Je mehr der deutsche Sicherheitsapparat sich aufbaut, wie unlängst durch die neuen Polizeigesetze, umso präsenter wird die „orientalische Vielfalt“, die die Welt beschwört, deutlich als eine sicherheitspolitische Dystopie, aus der es kein Entkommen gibt.

Es sind die Schamesschwellen schon so weit gefallen, dass man sich nicht genierte, die Ankerzentren die als Lager für die Flüchtlinge genutzt werden sollten, unter der Ägide einer sogenannten „Achse“ Wien-Berlin-Rom zu unternehmen, was dann zwischenzeitlich als Flüchtlingskooperation euphemisiert wurde, aber einem in Hinblick auf die offensichtliche Taubheit der Verantwortlichen so nachdrücklich zu denken geben sollte wie Melania Trumps Besuch in den US-amerikanischen Flüchtlingslagern, wo Kinder ihren Eltern entrissen wurden. Ihr Mantel bei diesem Besuch trug die Aufschrift „I really don’t care, do U?“ und brachte auf zynischste Art und Weise zum Ausdruck, dass es im gesamten für diesen Pressetermin verantwortlichen Stab keine einzige Person gab, der im Interesse der Verantwortlichen Einhalt geboten hätte.

Der Todeskampf des Neoliberalismus bestand darin, auch noch die marginalisiertesten Kleingruppen zu befreien, um so vorzubereiten, dass unter der nur scheinbar gleichen Prämisse der gemeinsamen Teilhabe am politischen Allgemeinwesen nun wieder weiße Männer nach der Macht greifen.

Man weiß inzwischen, dass es nicht Hemmungen, sondern der Wegfall derselben sind, die einen in der Wählergunst nach vorne katapultieren, auch wenn man sich noch nicht ganz sicher ist, wie weit man in der Enthemmung schon gehen darf. Horst Seehofer jedenfalls scheute sich nicht, seinen 69. Geburtstag dadurch zu feiern, dass er sich über die passende Abschiebung von 69 Flüchtlingen freute und selbst als einer der Betroffenen sich im Zuge der sogenannten Maßnahme das Leben nahm, war vom deutschen Innenminister kein Wort der Entschuldigung über diese Geschmacklosigkeit zu hören. Dieses Feiern der Enthemmung ist das Feiern des Wegfalls eines Jochs.

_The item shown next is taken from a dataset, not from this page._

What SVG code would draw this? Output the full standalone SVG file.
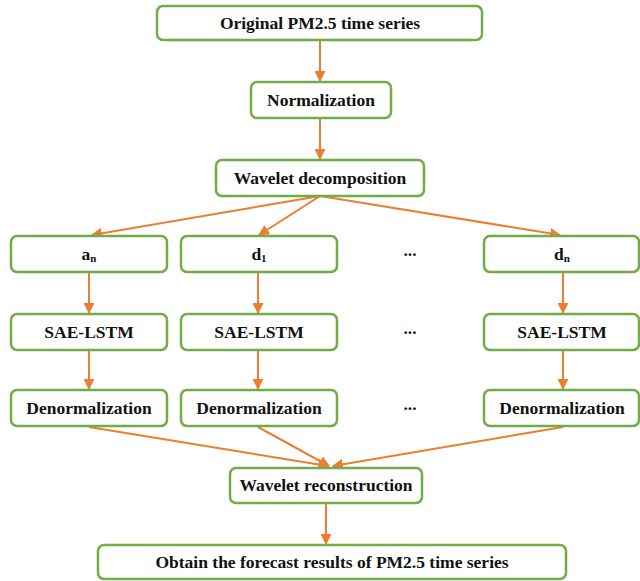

Die political correctness ist besiegt, der alte Liberalismus entthront und ein neues Zeitalter des ehrlichen Realismus angebrochen. Dieses neue Zeitalter allerdings meint die Bewahrheitung der Lüge als Cassandra-Prophezeihung. Die Rede von der Flüchtlingskrise, die hierzulande zunächst von Pegida und Konsorten angestimmt worden war, seucht sich über die AfD in die Parlamente hinein, trifft auf die SPD als Law-and-Order-Partei der kleinen Männer die sich schon von Berufs wegen gedemütigt fühlen und suppt bis ganz nach links, wo mit Wagenknecht und Lafontaine Machtpolitiker bereit sind, für den Machterhalt auch Steigbügelhalter des Faschismus zu spielen.

Das Integrationsproblem ist ein Problem der Marginalisierten und Abgehängten, mit anderen Worten ein Problem der überwiegenden Mehrheit der unter den gegenwärtigen Bedingungen lebenden Menschen, die in immer wieder versuchen, zur Verhandlung zu stellen, ob ihre Rechte noch einen Pfifferling wert sind. Zusehends wird zur Disposition gestellt, wer das Recht hat, an die Futtertröge zu gelangen und es stellt sich ein, dass vor allem diejenigen dazu berechtigt sind, die zur ständigen Denunziation des Nächsten in irgendeiner Form bereit sind. Der Todeskampf des Neoliberalismus bestand darin, auch noch die marginalisiertesten Kleingruppen zu befreien, um so vorzubereiten, dass unter der nur scheinbar gleichen Prämisse der gemeinsamen Teilhabe am politischen Allgemeinwesen nun wieder weiße Männer nach der Macht greifen.